Массовый психоз, связываемый с целителями и чудотворцами, иногда идейно подпитывается в эти годы в России представителями новых религиозных движений, проповедники которых также в массе своей апеллируют не к традиционной, а к так называемой народной или альтернативной медицине — от уринотерапии и голодания до манипуляций магического характера. Хорошим примером является газета «Вестник ЗОЖ», которая выходит два раза в месяц тиражом три миллиона экземпляров. Из нее читатель может узнать, что парная моча избавляет от ожирения, облысения, проблем щитовидной железы, потливости ног, угрей и болезней печени. От головной боли хорошо помогает битье головой об стекло. А презервативы способствуют росту усов у женщин. Цитировать можно долго.
При всей курьезности текстов они показательны с точки зрения механизмов социального доверия, без которых у этой газеты и целителей просто не было бы своей аудитории. Аудиторию условного Кашпировского объединяет признание собственной болезни и убежденность в бессилии традиционной научной медицины. Как писал в свое время социолог Толкотт Парсонс: «Больной становится больным не тогда, когда у него что-то болит, а тогда, когда он готов стать пациентом». С этой точки зрения любая медицина конструирует болезни и присваивает здоровье. Больной должен знать, кто и что ему противостоит. И пациенты Кашпировского, равно как и водолюбы Чумака, в этом смысле четко понимали своего врага — это болезни и врачи. Социальное доверие же конструируется за счет убеждения, что надежность способов лечения определяется заведомой оппозиционностью и сплочением единомышленников по принципу «мы знаем своих врагов».
Начиная с Эрика Эриксона, который рассматривал социальное доверие как главную установку личности, социологи много писали о базовой характеристике как о «врожденной уверенности в доброй воле других людей». Социальное доверие делает мир прозрачнее и понятнее. Но замечено также и то, что поддержание зон доверия не бесконфликтно, поскольку требует для себя наличия общей конспирологии у тех, кто в эти зоны входит.

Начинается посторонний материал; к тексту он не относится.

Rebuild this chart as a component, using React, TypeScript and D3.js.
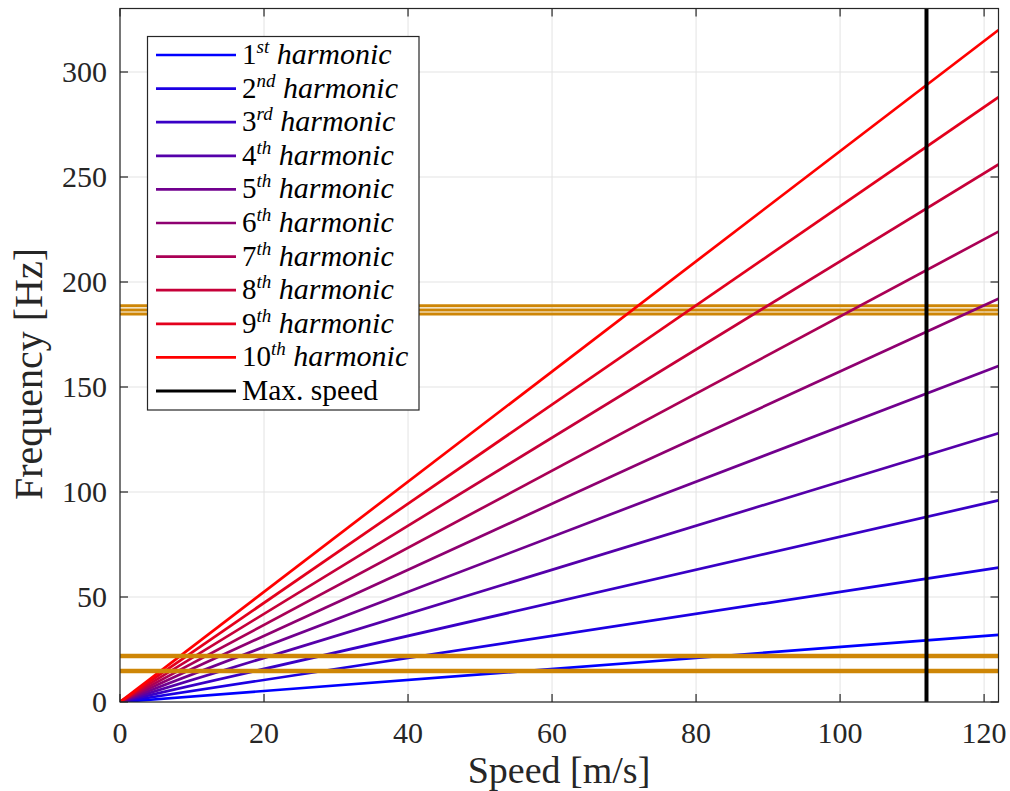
import React from "react";
import * as d3 from "d3";

const speedRange = [0, 122];
const firstHarmonicFreq = [0, 32];
const harmonicOrders = [1, 2, 3, 4, 5, 6, 7, 8, 9, 10];
const suffixes = ["st", "nd", "rd", "th", "th", "th", "th", "th", "th", "th"];
const upperResonances = [184.8, 186.7, 188.7];
const lowerResonances = [14.8, 21.9];
const maxSpeed = 112;
const xTicks = [0, 20, 40, 60, 80, 100, 120];
const yTicks = [0, 50, 100, 150, 200, 250, 300];

const W = 1010;
const H = 791;
const left = 120;
const right = 998.5;
const top = 8.5;
const bottom = 702;

const FONT = "'Liberation Serif', 'Times New Roman', serif";
const ORANGE = "rgb(206,134,6)";

export default function App() {
  const x = d3.scaleLinear().domain([0, 122]).range([left, right]);
  const y = d3.scaleLinear().domain([0, 330]).range([bottom, top + 0.5]);
  const color = (n: number) => {
    const t = (n - 1) / 9;
    return d3.rgb(Math.round(255 * t), 0, Math.round(255 * (1 - t))).toString();
  };
  const line = d3
    .line<[number, number]>()
    .x((d) => x(d[0]))
    .y((d) => y(d[1]));

  const legendX = 147.5;
  const legendY = 36.5;
  const rowH = 33.6;
  const firstRow = 55;

  return (
    <svg
      width={W}
      height={H}
      style={{ position: "absolute", left: 0, top: 0, background: "#fff" }}
      fontFamily={FONT}
    >
      <rect x={0} y={0} width={W} height={H} fill="#fff" />
      <defs>
        <clipPath id="plotclip">
          <rect x={left} y={top} width={right - left} height={bottom - top} />
        </clipPath>
      </defs>
      {/* grid */}
      <g stroke="#e3e3e3" strokeWidth={1}>
        {xTicks.map((t) => (
          <line key={"gx" + t} x1={x(t)} x2={x(t)} y1={top} y2={bottom} />
        ))}
        {yTicks.map((t) => (
          <line key={"gy" + t} x1={left} x2={right} y1={y(t)} y2={y(t)} />
        ))}
      </g>
      <g clipPath="url(#plotclip)">
        {upperResonances.map((f) => (
          <line
            key={"u" + f}
            x1={x(0)}
            x2={x(122)}
            y1={y(f)}
            y2={y(f)}
            stroke={ORANGE}
            strokeWidth={3}
          />
        ))}
        {harmonicOrders.map((n) => (
          <path
            key={"h" + n}
            d={
              line(
                speedRange.map((s, i) => [s, n * firstHarmonicFreq[i]] as [number, number])
              ) || ""
            }
            stroke={color(n)}
            strokeWidth={2.7}
            fill="none"
          />
        ))}
        {lowerResonances.map((f) => (
          <line
            key={"l" + f}
            x1={x(0)}
            x2={x(122)}
            y1={y(f)}
            y2={y(f)}
            stroke={ORANGE}
            strokeWidth={4.5}
          />
        ))}
        <line
          x1={x(maxSpeed)}
          x2={x(maxSpeed)}
          y1={top}
          y2={bottom}
          stroke="#000"
          strokeWidth={4}
        />
      </g>
      {/* axes box */}
      <rect
        x={left}
        y={top}
        width={right - left}
        height={bottom - top}
        fill="none"
        stroke="#262626"
        strokeWidth={1.2}
      />
      {/* ticks */}
      <g stroke="#262626" strokeWidth={1.2}>
        {xTicks.map((t) => (
          <g key={"tx" + t}>
            <line x1={x(t)} x2={x(t)} y1={bottom} y2={bottom - 8} />
            <line x1={x(t)} x2={x(t)} y1={top} y2={top + 8} />
          </g>
        ))}
        {yTicks.map((t) => (
          <g key={"ty" + t}>
            <line x1={left} x2={left + 8} y1={y(t)} y2={y(t)} />
            <line x1={right} x2={right - 8} y1={y(t)} y2={y(t)} />
          </g>
        ))}
      </g>
      {/* tick labels */}
      <g fill="#262626" fontSize={30}>
        {xTicks.map((t) => (
          <text key={"lx" + t} x={x(t)} y={743} textAnchor="middle">
            {t}
          </text>
        ))}
        {yTicks.map((t) => (
          <text key={"ly" + t} x={107} y={y(t) + 10} textAnchor="end">
            {t}
          </text>
        ))}
      </g>
      {/* axis labels */}
      <text x={559} y={783} textAnchor="middle" fontSize={38} fill="#262626">
        Speed [m/s]
      </text>
      <text
        transform={`translate(42,374) rotate(-90)`}
        textAnchor="middle"
        fontSize={40}
        fill="#262626"
      >
        Frequency [Hz]
      </text>
      {/* legend */}
      <rect
        x={legendX}
        y={legendY}
        width={419 - legendX}
        height={410 - legendY}
        fill="#fff"
        stroke="#262626"
        strokeWidth={1.2}
      />
      {harmonicOrders.map((n, i) => {
        const ry = firstRow + i * rowH;
        return (
          <g key={"lg" + n}>
            <line x1={156} x2={236} y1={ry} y2={ry} stroke={color(n)} strokeWidth={2.7} />
            <text x={242} y={ry + 9} fontSize={29} fill="#000">
              {n}
              <tspan fontSize={19} fontStyle="italic" dy={-11}>
                {suffixes[i]}
              </tspan>
              <tspan fontStyle="italic" dy={11} fontSize={30}>
                {" harmonic"}
              </tspan>
            </text>
          </g>
        );
      })}
      <g>
        <line
          x1={156}
          x2={236}
          y1={firstRow + 10 * rowH}
          y2={firstRow + 10 * rowH}
          stroke="#000"
          strokeWidth={3}
        />
        <text x={242} y={firstRow + 10 * rowH + 9} fontSize={29.5} fill="#000">
          Max. speed
        </text>
      </g>
    </svg>
  );
}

В социальных условиях информационной асимметрии, как показал в своей работе Питер Коллок, именно риск выступает основой доверия. Чем более экстремально рисуется угроза, тем более экстремальные ожидания будут связываться с эксплуатацией доверия. Это подтверждает исследование, проведенное Парксом и Халбертом, которые убеждены, что степень доверия к другому зависит от степени реакции на общую опасность и усиление социального доверия требует конструирования опасности. Я полагаю, что одним из самых действенных механизмов поддержания социального доверия внутри группы является создание устойчивых маркеров, которые олицетворяют коммуникацию внутри этой самой группы. Так, для православного человека такими маркерами служат икона и крест, а для поклонников Кашпировского и Чумака — гипнотизирующей взгляд первого и «заряженная банка» второго. Целители конца 1980-х несли в себе символы защиты от опасностей, которые приносят мир и официальная медицина, и доверие превратилось в веру, имеющую много общих черт с массовым психозом.